Tony Battaglia, F&S Capital Programs, collected all the documents to address regulations for the grant. Battaglia compiled, examined, and commissioned nearly 200 pages, essentially a program analysis and preliminary engineering report, but he generously recognizes his expert colleagues at F&S for their help.

“I couldn’t have done it without assistance from other folks at F&S: Dennis Craig, Cheryl Bicknell, David Wilcoxen, Bill Walsh, Kelly Jo Hoffman, Brian Finet, Alaina Davis, Lisa Peacock, Jon Hasselbring, Robbie Bauer,” he said. “Discussing details with all of them and diving into the weeds of the project, without my eyes getting crossed aligning the data with federal forms, was important. I’m the one that put their knowledge into a pretty format to send to the grant writers (IBRL) – merely a shepherd herding the cattle; they’re the ones producing the milk.”

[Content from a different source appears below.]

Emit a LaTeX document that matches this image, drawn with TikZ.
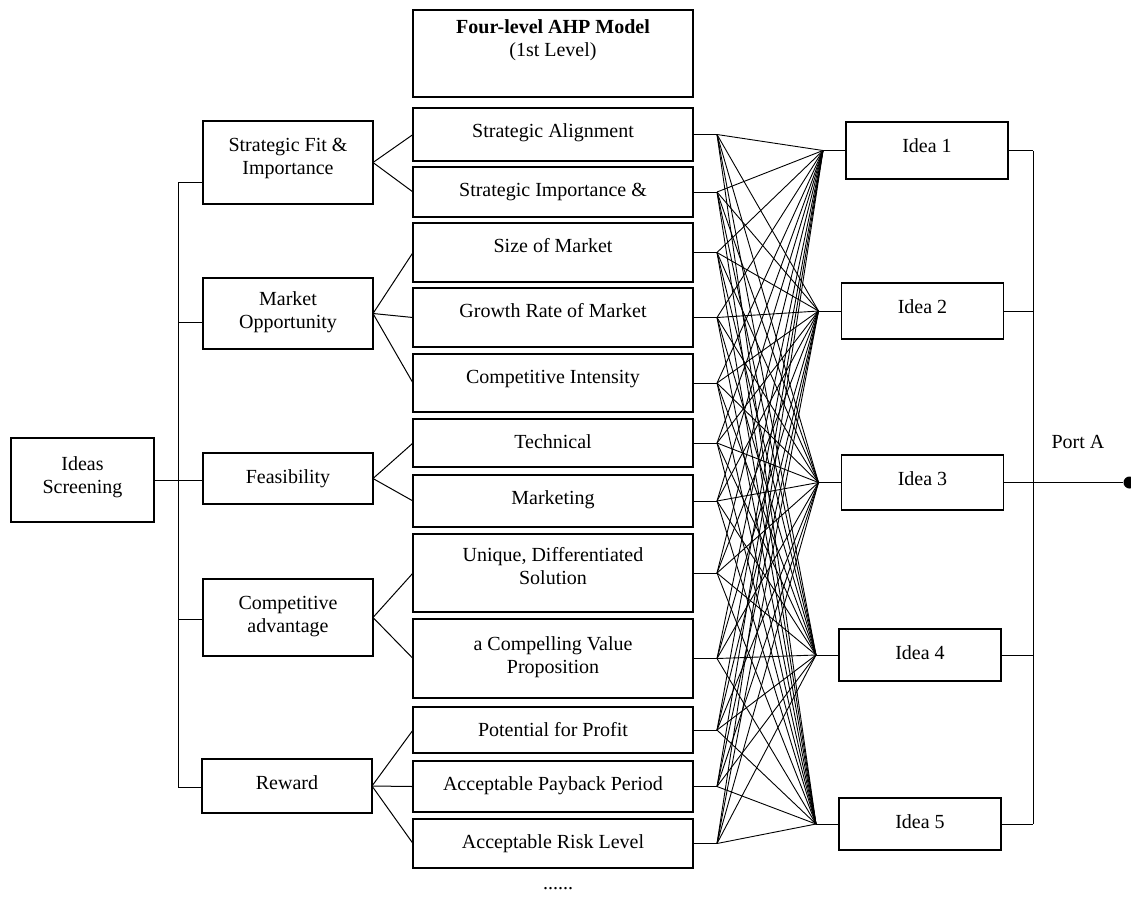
\documentclass[tikz,border=0pt]{standalone}
\usepackage{fontspec}
\setmainfont{Liberation Serif}
\usetikzlibrary{positioning, calc}
\tikzset{
  box/.style={draw,line width=1.2pt,inner sep=0pt,outer sep=0pt,align=center,font=\fontsize{20}{23}\selectfont,text height=29pt},
  subcrit/.style={box,minimum width=280pt,text depth=#1},
  crit/.style={box,minimum width=170pt,text height=30pt,text depth=#1},
  idea/.style={box,minimum width=162pt,text height=30pt,text depth=#1},
  plain/.style={font=\fontsize{20}{23}\selectfont,inner sep=0pt},
  link/.style={line width=1pt},
  fan/.style={line width=0.9pt},
  port/.style={circle,fill=black,inner sep=0pt,minimum size=12pt},
}

\begin{document}
\begin{tikzpicture}[x=1pt,y=1pt]
    \useasboundingbox (0,0) rectangle (1131,-898);
    % model header
    \node[box,line width=1.6pt,minimum width=280pt,text height=46pt,text depth=41pt,anchor=north] (model) at (553,-10) {\textbf{Four-level AHP Model}\\(1st Level)};
    % sub-criteria
    \node[subcrit=24pt,anchor=north] (sa) at (553,-108) {Strategic Alignment};
    \node[subcrit=21pt,below=6pt of sa] (si) {Strategic Importance \&};
    \node[subcrit=30pt,below=6pt of si] (som) {Size of Market};
    \node[subcrit=30pt,below=6pt of som] (gr) {Growth Rate of Market};
    \node[subcrit=29pt,below=7pt of gr] (ci) {Competitive Intensity};
    \node[subcrit=19pt,below=7pt of ci] (tech) {Technical};
    \node[subcrit=23pt,below=8pt of tech] (mktg) {Marketing};
    \node[subcrit=28pt,text height=50pt,below=7pt of mktg] (uds) {Unique, Differentiated\\Solution};
    \node[subcrit=25pt,text height=54pt,below=7pt of uds] (cvp) {a Compelling Value\\Proposition};
    \node[subcrit=17pt,below=9pt of cvp] (pfp) {Potential for Profit};
    \node[subcrit=22pt,below=8pt of pfp] (app) {Acceptable Payback Period};
    \node[subcrit=20pt,below=7pt of app] (arl) {Acceptable Risk Level};
    % criteria
    \node[crit=30pt,text height=53pt,anchor=north] (sfit) at (288,-121) {Strategic Fit \&\\Importance};
    \node[crit=21pt,text height=50pt,anchor=north] (mopp) at (288,-278) {Market\\Opportunity};
    \node[crit=21pt,anchor=north] (feas) at (288,-453) {Feasibility};
    \node[crit=24pt,text height=53pt,anchor=north] (cadv) at (288,-579) {Competitive\\advantage};
    \node[crit=24pt,anchor=north] (rew) at (287,-759) {Reward};
    \node[box,minimum width=143pt,text height=55pt,text depth=29pt,anchor=north] (scr) at (82.5,-438) {Ideas\\Screening};
    % alternatives
    \node[idea=27pt,anchor=north] (i1) at (927,-122) {Idea 1};
    \node[idea=26pt,anchor=north] (i2) at (922.5,-283) {Idea 2};
    \node[idea=25pt,anchor=north] (i3) at (922.5,-455) {Idea 3};
    \node[idea=22pt,anchor=north] (i4) at (920,-629) {Idea 4};
    \node[idea=22pt,anchor=north] (i5) at (920,-798) {Idea 5};

    % goal to criteria
    \coordinate (k1) at (178,-182);
    \coordinate (k2) at (178,-322);
    \coordinate (k4) at (178,-619);
    \coordinate (k5) at (178,-787);
    \draw[link] (k1) -- (k5);
    \draw[link] (k1) -- (k1 -| sfit.west);
    \draw[link] (k2) -- (k2 -| mopp.west);
    \draw[link] (k4) -- (k4 -| cadv.west);
    \draw[link] (k5) -- (k5 -| rew.west);
    \draw[link] (scr.east) -- (scr.east -| feas.west);
    % criteria to sub-criteria
    \foreach \s in {sa,si} \draw[link] (sfit.east) -- (\s.west);
    \foreach \s in {som,gr,ci} \draw[link] (mopp.east) -- (\s.west);
    \foreach \s in {tech,mktg} \draw[link] (feas.east) -- (\s.west);
    \foreach \s in {uds,cvp} \draw[link] (cadv.east) -- (\s.west);
    \foreach \s in {pfp,app,arl} \draw[link] (rew.east) -- (\s.west);
    % sub-criteria to ideas
    \foreach \s in {sa,si,som,gr,ci,tech,mktg,uds,cvp,pfp,app,arl}
        \draw[link] (\s.east) -- ++(24,0) coordinate (\s-end);
    \foreach \i in {1,...,5}
        \draw[link] ([xshift=-23pt]i\i.west) coordinate (f\i) -- (i\i.west);
    \foreach \s in {sa,si,som,gr,ci,tech,mktg,uds,cvp,pfp,app,arl}
        \foreach \i in {1,...,5}
            \draw[fan] (\s-end) -- (f\i);
    % ideas to port
    \coordinate (rb) at (1033,0);
    \foreach \i in {1,...,5} \draw[link] (i\i.east) -- (i\i.east -| rb);
    \draw[link] (i1.east -| rb) -- (i5.east -| rb);
    \node[port] (pA) at ([xshift=126pt]i3.east) {};
    \draw[link] (i3.east) -- (pA);
    \node[plain] (portlbl) at (1078,-442) {Port A};
    \node[plain] (more) at (558,-889) {......};
\end{tikzpicture}
\end{document}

Battaglia summarized some of the federal requirements, including detailed engineering plans: “Balancing energy usage because required air changes per hour are high and you don’t want contamination. What are the electrical needs to operate machines and equipment in the testing areas. Code compliance, making sure emergency egress is addressed and combustibility/fuel loads aren’t being overlooked. Building materials have to be substantial enough to meet temperature gain/loss thresholds and withstand seismic activity. Environmental regulations from soil conditions and stormwater management, to endangered species on the property: feds have practices for that, as well.”

“It was a unique situation applying for capital funding as part of a grant,” Jacobson said. “Getting federal funds for a capital project is rare. We wouldn’t have received that grant without Tony’s help to get that preliminary engineering report done in a short period of time.”